Namun menurutnya bila ada yang melaporkan hal ini kepada pihak berwajib, tentu itu adalah hak konstitusional setiap warga Negara. Meski demikian, alangkah baiknya, aparat penegak hukum perlu mengadakan pembicaraan atau pertemuan kedua belah pihak untuk bisa memahami satu sama lain.
"Memang pelaporan itu adalah hak konstitusional setiap warga Negara tapi jangan sampai juga kita membatasi hak warga lainnya. Sehingga saya kira tidak ada salahnya aparat hukum panggil kedua pihak untuk mengadakan satu forum dan klarifikasi yang nantinya berujung tak ada pihak yang dirugikan hak konstitusionalnya," pungkasnya.

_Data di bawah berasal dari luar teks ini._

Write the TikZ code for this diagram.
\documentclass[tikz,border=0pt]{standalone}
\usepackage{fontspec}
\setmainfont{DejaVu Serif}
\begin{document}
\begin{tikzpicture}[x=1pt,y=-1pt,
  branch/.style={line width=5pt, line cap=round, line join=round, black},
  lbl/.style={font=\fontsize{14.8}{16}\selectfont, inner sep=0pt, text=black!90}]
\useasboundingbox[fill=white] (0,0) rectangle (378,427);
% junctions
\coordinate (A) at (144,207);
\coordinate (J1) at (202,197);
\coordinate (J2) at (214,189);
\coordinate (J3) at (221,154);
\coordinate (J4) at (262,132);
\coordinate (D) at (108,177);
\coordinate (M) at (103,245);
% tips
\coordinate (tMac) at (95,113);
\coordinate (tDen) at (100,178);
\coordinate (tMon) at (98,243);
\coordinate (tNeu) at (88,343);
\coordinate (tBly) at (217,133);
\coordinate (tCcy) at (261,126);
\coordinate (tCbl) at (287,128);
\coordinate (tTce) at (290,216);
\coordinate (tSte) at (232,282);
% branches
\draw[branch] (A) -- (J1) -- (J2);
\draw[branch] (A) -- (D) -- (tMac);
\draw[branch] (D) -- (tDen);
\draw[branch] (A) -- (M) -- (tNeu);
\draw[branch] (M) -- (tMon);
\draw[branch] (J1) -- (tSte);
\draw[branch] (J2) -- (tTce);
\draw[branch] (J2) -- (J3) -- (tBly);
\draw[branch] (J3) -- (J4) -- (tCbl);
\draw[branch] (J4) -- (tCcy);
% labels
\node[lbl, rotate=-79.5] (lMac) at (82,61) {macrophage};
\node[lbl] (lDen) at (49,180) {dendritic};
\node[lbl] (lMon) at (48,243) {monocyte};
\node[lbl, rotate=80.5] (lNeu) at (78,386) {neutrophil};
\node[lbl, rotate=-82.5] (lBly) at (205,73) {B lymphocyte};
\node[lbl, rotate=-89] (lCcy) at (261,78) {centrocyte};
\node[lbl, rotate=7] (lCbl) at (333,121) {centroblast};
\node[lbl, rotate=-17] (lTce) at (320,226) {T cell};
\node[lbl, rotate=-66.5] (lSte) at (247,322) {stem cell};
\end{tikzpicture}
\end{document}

Menurutnya, pelaporan Sukmawati Soekarnoputri adalah bentuk dari KUHP yang masih mengandung makna multitafsir sehingga dapat diartikan secara subjektif. Tak sekedar persepsi subjektif, namun juga bisa dimanfaatkan untuk melakukan kriminalisasi ataupun persekusi pada pihak tertentu.

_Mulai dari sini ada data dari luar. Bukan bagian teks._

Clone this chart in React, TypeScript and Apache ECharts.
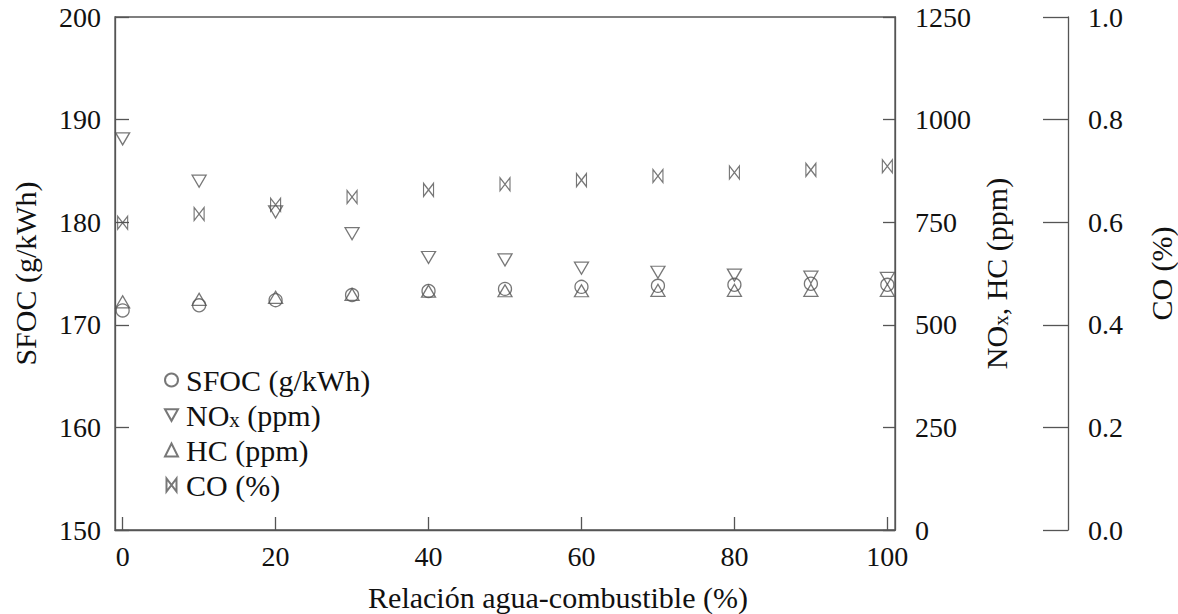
import React, { useEffect, useRef } from "react";
import * as echarts from "echarts";

const waterRatio = [0, 10, 20, 30, 40, 50, 60, 70, 80, 90, 100];
const sfoc = [171.4, 171.9, 172.4, 172.9, 173.3, 173.5, 173.7, 173.8, 173.9, 174.0, 173.9];
const nox = [953, 850, 775, 722, 664, 658, 638, 628, 621, 616, 613];
const hc = [556, 562, 567, 574, 582, 583, 583, 584, 584, 584, 584];
const co = [0.599, 0.616, 0.634, 0.649, 0.663, 0.674, 0.682, 0.69, 0.697, 0.702, 0.709];
const xTicks = [0, 20, 40, 60, 80, 100];

const FONT = "Liberation Serif";
const TXT = "#111";
const LINE = "#555";
const FS = 28;
const TS = 30;

const DOWN_TRI = "path://M0,0 L10,0 L5,9 Z";
const BOWTIE = "path://M0,0 L0,13 L10,0 L10,13 Z";

export default function App() {
  const ref = useRef<HTMLDivElement>(null);
  useEffect(() => {
    const chart = echarts.init(ref.current!, null, { renderer: "svg" });
    const pair = (ys: number[]) => waterRatio.map((x, i) => [x, ys[i]]);
    const markerStyle = { color: "rgba(0,0,0,0)", borderColor: LINE, borderWidth: 1.3 };
    const axisLineStyle = { show: true, onZero: false, lineStyle: { color: LINE, width: 1.3 } };
    const richText = {
      a: { fontFamily: FONT, fontSize: TS, color: TXT, lineHeight: 30 },
      sub: { fontFamily: FONT, fontSize: 21, color: TXT, verticalAlign: "bottom", lineHeight: 16 },
    };
    chart.setOption({
      animation: false,
      backgroundColor: "#fff",
      textStyle: { fontFamily: FONT, color: TXT },
      grid: {
        left: 115,
        right: 283,
        top: 17,
        bottom: 84,
        show: true,
        borderColor: LINE,
        borderWidth: 1.3,
        containLabel: false,
        outerBoundsMode: "none",
      },
      legend: {
        orient: "vertical",
        left: 159,
        top: 360,
        padding: 5,
        itemWidth: 13,
        itemHeight: 13,
        itemGap: 5,
        textStyle: {
          fontFamily: FONT,
          fontSize: TS,
          color: TXT,
          lineHeight: 30,
          padding: [0, 0, 0, 3],
          rich: richText,
        },
        formatter: (name: string) =>
          name === "NOx (ppm)" ? "{a|NO}{sub|x}{a| (ppm)}" : "{a|" + name + "}",
        data: ["SFOC (g/kWh)", "NOx (ppm)", "HC (ppm)", "CO (%)"],
      },
      xAxis: {
        type: "value",
        min: -1,
        max: 101,
        name: "Relación agua-combustible (%)",
        nameLocation: "middle",
        nameGap: 52,
        nameTextStyle: { fontFamily: FONT, fontSize: TS, color: TXT, padding: [0, 0, 0, 106] },
        axisLine: axisLineStyle,
        axisTick: { show: true, inside: true, length: 13, customValues: xTicks, lineStyle: { color: LINE, width: 1.3 } },
        axisLabel: { customValues: xTicks, fontFamily: FONT, fontSize: FS, color: TXT, margin: 12 },
        splitLine: { show: false },
      },
      yAxis: [
        {
          type: "value",
          min: 150,
          max: 200,
          interval: 10,
          position: "left",
          name: "SFOC (g/kWh)",
          nameLocation: "middle",
          nameGap: 75,
          nameTextStyle: { fontFamily: FONT, fontSize: TS, color: TXT },
          axisLine: axisLineStyle,
          axisTick: { show: true, inside: true, length: 14, lineStyle: { color: LINE, width: 1.3 } },
          axisLabel: { fontFamily: FONT, fontSize: FS, color: TXT, margin: 14 },
          splitLine: { show: false },
        },
        {
          type: "value",
          min: 0,
          max: 1250,
          interval: 250,
          position: "right",
          name: "{a|NO}{sub|x}{a|, HC (ppm)}",
          nameLocation: "middle",
          nameGap: 80,
          nameTextStyle: { fontFamily: FONT, fontSize: TS, color: TXT, rich: richText },
          axisLine: axisLineStyle,
          axisTick: { show: true, inside: true, length: 12, lineStyle: { color: LINE, width: 1.3 } },
          axisLabel: { fontFamily: FONT, fontSize: FS, color: TXT, margin: 20, formatter: (v: number) => String(v) },
          splitLine: { show: false },
        },
        {
          type: "value",
          min: 0,
          max: 1,
          interval: 0.2,
          position: "right",
          offset: 173,
          name: "CO (%)",
          nameLocation: "middle",
          nameGap: 78,
          nameTextStyle: { fontFamily: FONT, fontSize: TS, color: TXT },
          axisLine: axisLineStyle,
          axisTick: { show: true, inside: true, length: 25, lineStyle: { color: LINE, width: 1.3 } },
          axisLabel: { fontFamily: FONT, fontSize: FS, color: TXT, margin: 20, formatter: (v: number) => v.toFixed(1) },
          splitLine: { show: false },
        },
      ],
      series: [
        {
          name: "SFOC (g/kWh)",
          type: "scatter",
          yAxisIndex: 0,
          symbol: "circle",
          symbolSize: 13,
          itemStyle: markerStyle,
          data: pair(sfoc),
        },
        {
          name: "NOx (ppm)",
          type: "scatter",
          yAxisIndex: 1,
          symbol: DOWN_TRI,
          symbolSize: [14, 12],
          itemStyle: markerStyle,
          data: pair(nox),
        },
        {
          name: "HC (ppm)",
          type: "scatter",
          yAxisIndex: 1,
          symbol: "triangle",
          symbolSize: [14, 12],
          itemStyle: markerStyle,
          data: pair(hc),
        },
        {
          name: "CO (%)",
          type: "scatter",
          yAxisIndex: 2,
          symbol: BOWTIE,
          symbolSize: [10, 13],
          itemStyle: markerStyle,
          data: pair(co),
        },
      ],
    });
    return () => chart.dispose();
  }, []);
  return <div ref={ref} style={{ position: "fixed", left: 0, top: 0, width: 1178, height: 614 }} />;
}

"KUHP Indonesia masih abu-abu dimana definisi delik penghinaan agamanya dapat didebatkan objek dan siapa yang mewakili 'orang terhina' tersebut. Sehingga dalam reformasi KUHP, saya meminta pasal itu dicabut karena potensial ditafsirkan secara subjektif dan legitimasi untuk menekan orang lain dan peristiwa Sukmawati menjadi contohnya," pungkasnya.
Ia menyampaikan tidak secara substansial, kasus Sukmawati Soekarnoputri tidak masuk dalam level hukum ataupun pidana. Bila memang ada yang merasa dirugikan, masuk saja dalam laporan perdata dan dijelaskan kerugian yang diperoleh, jadinya tidak perlu masuk penjara.
Sebelumnya dalam diskusi bertajuk Bangkitkan Nasionalisme Bersama Kita Tangkal Radikalisme dan Berantas Terorisme, Senin (11/11) lalu, Sukmawati Soekarnoputri mempertanyakan peran Nabi Muhammad SAW dalam merebut kemerdekaan Indonesia dibandingkan Soekarno.
Melihat hal tersebut, Koordinator Bela Islam (Korlabi) melaporkan ke Polda Metro Jaya dengan dengan Pasal 156A Kitab Undang-Undang Hukum Pidana atau KUHP dan tertuang dalam laporan nomor LP/7393/XI/2019/PMJ/Dit.Reskrimum pada 15 November 2019 lalu.